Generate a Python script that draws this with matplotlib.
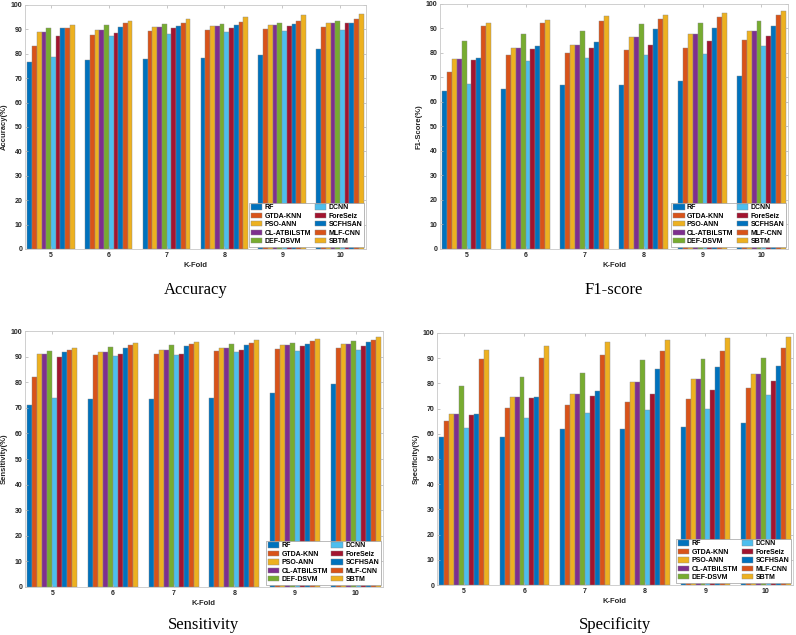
import numpy as np
import matplotlib
matplotlib.use('Agg')
import matplotlib.pyplot as plt

plt.rcParams['font.family'] = ['Liberation Sans', 'DejaVu Sans']

folds = [5, 6, 7, 8, 9, 10]
methods = ['RF', 'GTDA-KNN', 'PSO-ANN', 'CL-ATBiLSTM', 'DEF-DSVM',
           'DCNN', 'ForeSeiz', 'SCFHSAN', 'MLF-CNN', 'SBTM']
# MATLAB default colour order (repeats after 7)
colors = ['#0072BD', '#D95319', '#EDB120', '#7E2F8E', '#77AC30',
          '#4DBEEE', '#A2142F', '#0072BD', '#D95319', '#EDB120']

# rows = methods, columns = K-Fold 5..10
accuracy = [
    [76.6, 77.5, 77.9, 78.2, 79.6, 82.1],
    [83.0, 87.8, 89.3, 89.9, 90.3, 91.1],
    [88.9, 89.7, 90.8, 91.2, 91.8, 92.5],
    [88.9, 89.7, 90.8, 91.2, 91.8, 92.5],
    [90.7, 91.9, 92.1, 92.3, 92.7, 93.4],
    [78.6, 87.3, 88.1, 88.8, 89.3, 89.9],
    [87.4, 88.4, 90.4, 90.7, 91.2, 92.5],
    [90.4, 91.1, 91.2, 91.8, 92.2, 92.5],
    [90.7, 92.6, 92.6, 92.9, 93.3, 94.1],
    [91.8, 93.4, 94.4, 95.1, 95.8, 96.4],
]
f1score = [
    [64.3, 65.3, 66.9, 67.0, 68.5, 70.7],
    [72.2, 79.1, 80.0, 81.2, 82.2, 85.1],
    [77.6, 82.2, 83.4, 86.5, 87.7, 88.9],
    [77.6, 82.2, 83.4, 86.4, 87.6, 88.9],
    [85.0, 87.8, 88.9, 91.9, 92.3, 93.1],
    [67.4, 76.5, 77.8, 79.2, 79.6, 83.0],
    [77.0, 81.4, 82.0, 83.1, 84.7, 87.0],
    [78.1, 83.0, 84.5, 89.6, 90.3, 90.9],
    [91.1, 92.2, 93.0, 93.9, 94.5, 95.3],
    [92.4, 93.5, 94.9, 95.5, 96.2, 96.9],
]
sensitivity = [
    [71.1, 73.4, 73.5, 73.7, 75.9, 79.4],
    [81.9, 90.5, 90.9, 92.2, 93.1, 93.4],
    [91.0, 91.9, 92.6, 93.5, 94.5, 94.9],
    [91.0, 91.9, 92.6, 93.5, 94.5, 94.9],
    [92.3, 93.9, 94.5, 94.9, 95.4, 96.1],
    [73.8, 90.2, 90.5, 91.8, 92.2, 92.7],
    [90.0, 90.9, 91.1, 92.7, 94.0, 94.1],
    [91.8, 93.4, 94.0, 94.5, 95.0, 95.6],
    [92.7, 94.4, 94.9, 95.3, 96.0, 96.5],
    [93.5, 95.3, 95.8, 96.5, 96.9, 97.7],
]
specificity = [
    [58.8, 58.9, 61.7, 61.7, 62.7, 64.1],
    [64.9, 70.3, 71.5, 72.7, 73.6, 78.2],
    [67.8, 74.4, 75.8, 80.6, 81.8, 83.9],
    [67.8, 74.4, 75.8, 80.6, 81.8, 83.9],
    [79.0, 82.4, 84.0, 89.2, 89.6, 90.2],
    [62.2, 66.4, 68.2, 69.6, 69.9, 75.3],
    [67.4, 74.1, 74.8, 75.6, 77.3, 81.0],
    [68.0, 74.6, 76.9, 85.5, 86.3, 86.8],
    [89.8, 90.2, 91.1, 92.9, 92.9, 93.9],
    [93.3, 94.7, 96.4, 97.1, 97.8, 98.4],
]

panels = [
    (accuracy, 'Accuracy(%)', 'Accuracy', [0.0314, 0.6079, 0.4284, 0.3843]),
    (f1score, 'F1-Score(%)', 'F1-score', [0.5528, 0.6079, 0.4372, 0.3860]),
    (sensitivity, 'Sensitivity(%)', 'Sensitivity', [0.0314, 0.0756, 0.4497, 0.4031]),
    (specificity, 'Specificity(%)', 'Specificity', [0.5490, 0.0787, 0.4472, 0.3970]),
]

fig = plt.figure(figsize=(7.96, 6.35), dpi=100)
x = np.array(folds, dtype=float)
n = len(methods)
group_w = 0.82
bw = group_w / n

for data, ylab, caption, pos in panels:
    ax = fig.add_axes(pos)
    for i, (name, vals) in enumerate(zip(methods, data)):
        off = (i - (n - 1) / 2) * bw
        ax.bar(x + off, vals, width=bw, color=colors[i], label=name,
               edgecolor='#8a8a8a', linewidth=0.3)
    ax.set_xlim(4.55, 10.45)
    ax.set_ylim(0, 100)
    ax.set_xticks(folds)
    ax.set_yticks(np.arange(0, 101, 10))
    ax.tick_params(direction='in', length=2.5, width=0.5, color='#b0b0b0',
                   labelsize=5, labelcolor='#262626', pad=2,
                   top=True, right=True)
    for lb in ax.get_xticklabels() + ax.get_yticklabels():
        lb.set_fontweight('bold')
    for sp in ax.spines.values():
        sp.set_color('#c8c8c8')
        sp.set_linewidth(0.6)
    ax.set_xlabel('K-Fold', fontsize=5.5, fontweight='bold', color='#262626', labelpad=2)
    ax.set_ylabel(ylab, fontsize=5.5, fontweight='bold', color='#262626', labelpad=2)
    leg = ax.legend(loc='lower right', ncol=2, prop={'weight': 'bold', 'size': 5},
                    handlelength=1.7, handleheight=0.8, handletextpad=0.3,
                    columnspacing=0.5, labelspacing=0.2, borderpad=0.25,
                    borderaxespad=0.3, fancybox=False, framealpha=1,
                    edgecolor='#a0a0a0')
    leg.get_frame().set_linewidth(0.5)
    cx = pos[0] + pos[2] / 2
    cy = 0.543 if pos[1] > 0.5 else 0.016
    fig.text(cx, cy, caption, ha='center', va='center', fontsize=12,
             family=['Liberation Serif', 'DejaVu Serif'])

fig.savefig('out.png', dpi=100)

-=-=-=-=-

What to work on - From the first line above through the line containing "plt.rcParams['font.family'] = ['Liberation", copy everything exactly, without the pictures.

Exercise solution -
Generate a Python script that draws this with matplotlib.
import numpy as np
import matplotlib
matplotlib.use('Agg')
import matplotlib.pyplot as plt

plt.rcParams['font.family'] = ['Liberation Sans', 'DejaVu Sans']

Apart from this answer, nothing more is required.